Cyprus Battles Rampant Tax Evasion Amid Administrative Woes

In a recent report to the House of Representatives, Cyprus’ Tax Department revealed a staggering €3.4 billion in taxes owed to the state as of September 2023, with nearly €900 million considered uncollectible. This revelation underscores the profound impact of tax evasion and avoidance on the Cypriot economy and its citizens.

Tax evasion, the illegal non-payment or underpayment of taxes, alongside legal tax avoidance strategies, has been linked to weak tax administration within the country. The Tax Department’s primary goal is to enforce tax laws and maintain public confidence in the system; however, the current shortfall in tax collections suggests inefficiencies in its operations.

The scale of tax evasion is particularly pronounced among self-employed individuals, including high-earning professionals who, on average, paid just €1,080 in personal income taxes in 2022 compared to the €1,920 average paid by employees. This discrepancy highlights the challenge of quantifying tax evasion due to significant untaxed economic activity.

The consequences of these practices extend beyond lost revenue. They limit the government’s ability to finance public goods and services and potentially reduce tax rates. Moreover, the tolerance of tax evasion fosters public cynicism and undermines confidence in government institutions. Law-abiding businesses are disadvantaged, and Cyprus’ reputation suffers as it becomes a haven for illicit funds through evasion and money laundering.

Despite promises from finance ministers to address these issues, little progress has been made. However, with a €24.2 million allocation from the EU’s Recovery and Resilience fund earmarked for improving tax department efficiency, there is an opportunity for reform. Increased digitalization and integration of public services are expected to enhance enforcement by providing more accurate taxpayer information.

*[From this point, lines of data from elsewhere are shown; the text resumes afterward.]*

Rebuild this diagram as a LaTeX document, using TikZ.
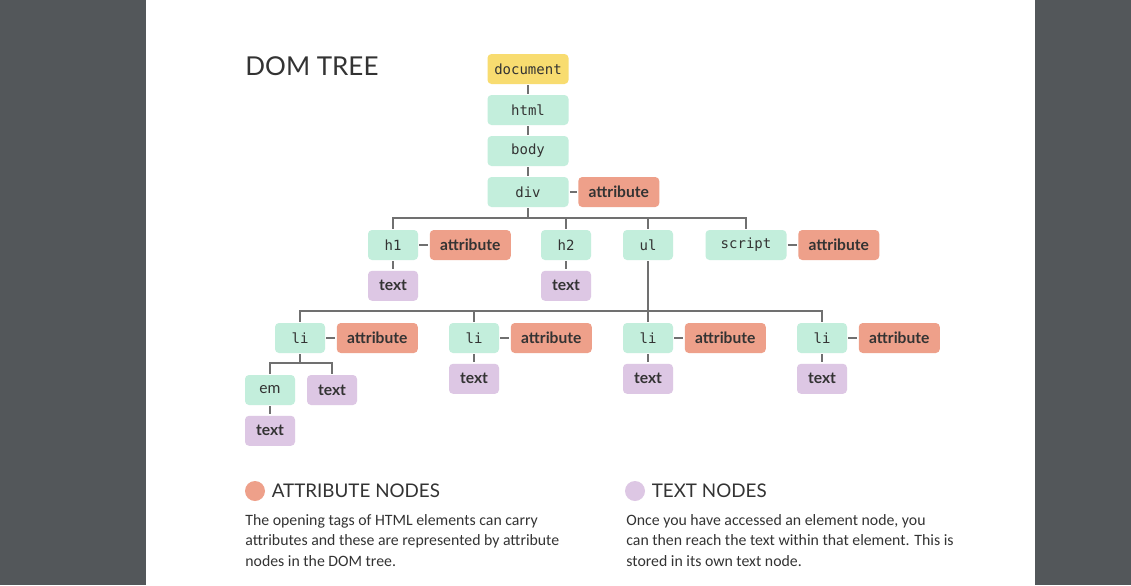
\documentclass[tikz,border=0pt]{standalone}
\usepackage{fontspec}
\setmainfont{Carlito}
\setsansfont{Lato}
\setmonofont{DejaVu Sans Mono}
\usepackage{tikz}
\usetikzlibrary{positioning}
\definecolor{domyellow}{HTML}{F8DC70}
\definecolor{domgreen}{HTML}{C3EEDC}
\definecolor{domsalmon}{HTML}{EEA08A}
\definecolor{domlilac}{HTML}{DDC7E4}
\definecolor{domline}{HTML}{707070}
\definecolor{domink}{HTML}{333333}
\definecolor{pagegray}{HTML}{53575A}

\begin{document}
\begin{tikzpicture}[x=0.5pt,y=-0.5pt,
  node distance=5pt and 5.5pt,
  elem/.style={rounded corners=2pt,fill=domgreen,minimum width=25pt,minimum height=15pt,inner sep=0pt,text=domink,font=\ttfamily\fontsize{7}{8}\selectfont},
  wide/.style={minimum width=40.5pt},
  attr/.style={rounded corners=2pt,fill=domsalmon,minimum width=40.5pt,minimum height=15pt,inner sep=0pt,text=domink,font=\sffamily\bfseries\fontsize{7.8}{8}\selectfont},
  txt/.style={rounded corners=2pt,fill=domlilac,minimum width=25pt,minimum height=15pt,inner sep=0pt,text=domink,font=\sffamily\bfseries\fontsize{7.8}{8}\selectfont},
  link/.style={draw=domline,line width=0.6pt,shorten <=0.5pt,shorten >=0.5pt},
  dot/.style={circle,minimum size=10pt,inner sep=0pt},
  head/.style={anchor=west,inner sep=0pt,text=domink,font=\sffamily\fontsize{9.4}{10}\selectfont},
  desc/.style={anchor=north west,align=left,inner sep=0pt,text=domink,font=\fontsize{7.9}{10.25}\selectfont}]
  \useasboundingbox (0,0) rectangle (1131,585);
  \fill[pagegray] (0,0) rectangle (1131,585);
  \fill[white] (146,0) rectangle (1035,585);
  \node[anchor=west,inner sep=0pt,text=domink,font=\sffamily\fontsize{13}{14}\selectfont] (title) at (245,66) {DOM TREE};
  % main trunk
  \node[elem,wide,fill=domyellow] (document) at (528,69) {document};
  \node[elem,wide] (html) at (528,110) {html};
  \node[elem,wide] (body) at (528,151) {body};
  \node[elem,wide] (div) at (528,192) {div};
  \node[attr,right=4.5pt of div] (divattr) {attribute};
  \draw[link] (document) -- (html); \draw[link] (html) -- (body);
  \draw[link] (body) -- (div); \draw[link] (div) -- (divattr);
  % children of div
  \node[elem] (h1) at (393,245) {h1};
  \node[attr,right=of h1] (h1attr) {attribute};
  \node[txt,below=of h1] (h1text) {text};
  \node[elem] (h2) at (566,245) {h2};
  \node[txt,below=of h2] (h2text) {text};
  \node[elem] (ul) at (648,245) {ul};
  \node[elem,wide] (script) at (746,245) {script};
  \node[attr,right=of script] (scriptattr) {attribute};
  \coordinate (bar1) at (528,218);
  \draw[link] (div) -- (bar1);
  \draw[link] (h1.north) |- (bar1) -| (script.north);
  \draw[link] (h2.north) -- (h2.north |- bar1);
  \draw[link] (ul.north) -- (ul.north |- bar1);
  \draw[link] (h1) -- (h1attr); \draw[link] (script) -- (scriptattr);
  \draw[link] (h1) -- (h1text); \draw[link] (h2) -- (h2text);
  % list items
  \foreach \i/\x in {1/300,2/474,3/648,4/822}{
    \node[elem] (li\i) at (\x,338) {li};
    \node[attr,right=of li\i] (li\i attr) {attribute};
    \draw[link] (li\i) -- (li\i attr);
  }
  \foreach \i in {2,3,4}{
    \node[txt,below=of li\i] (li\i text) {text};
    \draw[link] (li\i) -- (li\i text);
  }
  \coordinate (bar2) at (648,311);
  \draw[link] (ul) -- (bar2);
  \draw[link] (li1.north) |- (bar2) -| (li4.north);
  \draw[link] (li2.north) -- (li2.north |- bar2);
  \draw[link] (li3.north) -- (li3.north |- bar2);
  % children of the first li
  \node[elem,font=\sffamily\fontsize{7.8}{8}\selectfont] (em) at (270,390) {em};
  \node[txt] (li1text) at (332,390) {text};
  \node[txt,below=of em] (emtext) {text};
  \coordinate (bar3) at (300,363);
  \draw[link] (li1) -- (bar3);
  \draw[link] (em.north) |- (bar3) -| (li1text.north);
  \draw[link] (em) -- (emtext);
  % legend
  \node[dot,fill=domsalmon] (attrdot) at (255,491) {};
  \node[head,right=3pt of attrdot] (attrhead) {ATTRIBUTE NODES};
  \node[desc] (attrdesc) at (245,514) {The opening tags of HTML elements can carry\\attributes and these are represented by attribute\\nodes in the DOM tree.};
  \node[dot,fill=domlilac] (textdot) at (635,491) {};
  \node[head,right=3pt of textdot] (texthead) {TEXT NODES};
  \node[desc] (textdesc) at (626,514) {Once you have accessed an element node, you\\can then reach the text within that element. This is\\stored in its own text node.};
\end{tikzpicture}
\end{document}
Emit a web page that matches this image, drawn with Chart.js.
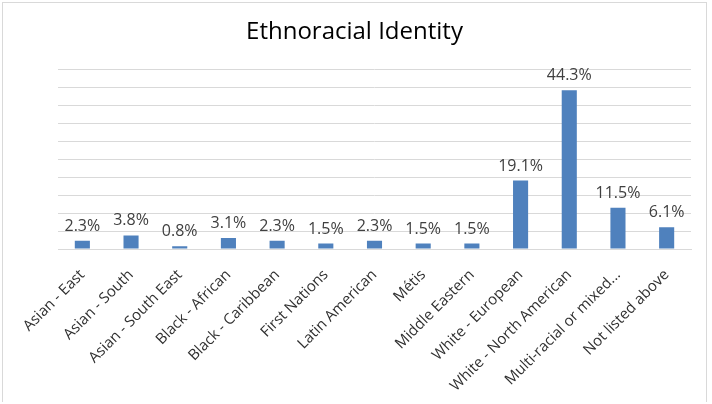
<!DOCTYPE html>
<html>
<head>
<meta charset="utf-8">
<script src="https://cdn.jsdelivr.net/npm/chart.js@4.4.1/dist/chart.umd.min.js"></script>
<style>
    html, body { margin: 0; padding: 0; background: #ffffff; }
    #wrap {
        position: absolute; left: 2px; top: 2px;
        width: 705px; height: 400px;
        border: 1px solid #d9d9d9; border-bottom: none;
        box-sizing: border-box;
    }
    #chart { display: block; }
</style>
</head>
<body>
<div id="wrap"><canvas id="chart" width="703" height="400"></canvas></div>
<script>
    const categories = [
        "Asian - East", "Asian - South", "Asian - South East", "Black - African",
        "Black - Caribbean", "First Nations", "Latin American", "Métis",
        "Middle Eastern", "White - European", "White - North American",
        "Multi-racial or mixed...", "Not listed above"
    ];
    const shares = [2.3, 3.8, 0.8, 3.1, 2.3, 1.5, 2.3, 1.5, 1.5, 19.1, 44.3, 11.5, 6.1];
    const yMax = 50;
    const yStep = 5;

    const fontFamily = "'Open Sans', 'Noto Sans', sans-serif";

    // writes the percentage over each bar
    const valueLabels = {
        id: "valueLabels",
        afterDatasetsDraw(chart) {
            const ctx = chart.ctx;
            const meta = chart.getDatasetMeta(0);
            ctx.save();
            ctx.font = "16px " + fontFamily;
            ctx.fillStyle = "#404040";
            ctx.textAlign = "center";
            ctx.textBaseline = "alphabetic";
            meta.data.forEach((bar, i) => {
                ctx.fillText(shares[i].toFixed(1) + "%", bar.x, bar.y - 10);
            });
            ctx.restore();
        }
    };

    new Chart(document.getElementById("chart").getContext("2d"), {
        type: "bar",
        data: {
            labels: categories,
            datasets: [{
                data: shares,
                backgroundColor: "#4f81bd",
                borderWidth: 0,
                barPercentage: 0.31,
                categoryPercentage: 1
            }]
        },
        options: {
            responsive: false,
            animation: false,
            layout: { padding: 0 },
            plugins: {
                legend: { display: false },
                tooltip: { enabled: false },
                title: {
                    display: true,
                    text: "Ethnoracial Identity",
                    color: "#000000",
                    font: { family: fontFamily, size: 24, weight: "normal", lineHeight: 1.2 },
                    padding: { top: 15, bottom: 23 }
                }
            },
            scales: {
                x: {
                    grid: { display: false },
                    border: { color: "#d9d9d9" },
                    ticks: {
                        color: "#303030",
                        font: { family: fontFamily, size: 15 },
                        minRotation: 45,
                        maxRotation: 45,
                        autoSkip: false,
                        padding: 9
                    },
                    afterFit(scale) { scale.height = 154; }
                },
                y: {
                    min: 0,
                    max: yMax,
                    ticks: { stepSize: yStep, display: false },
                    grid: { color: "#d9d9d9", drawTicks: false },
                    border: { display: false },
                    afterFit(scale) { scale.width = 55; }
                },
                // empty right margin so the title stays centred on the canvas
                gap: {
                    axis: "y",
                    position: "right",
                    ticks: { display: false },
                    grid: { display: false, drawTicks: false },
                    border: { display: false },
                    afterFit(scale) { scale.width = 15; }
                }
            }
        },
        plugins: [valueLabels]
    });
</script>
</body>
</html>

To further deter evasion, simplifying the tax registration and filing process is essential, as is increasing penalties for delinquency and streamlining appeals processes. Cooperation with employers for timely submission of revenue and income data is also crucial.

In conclusion, Cyprus must take decisive action to reform its tax administration and enforce compliance. Without such measures, tax evasion will continue to undermine the economy and unfairly burden honest taxpayers.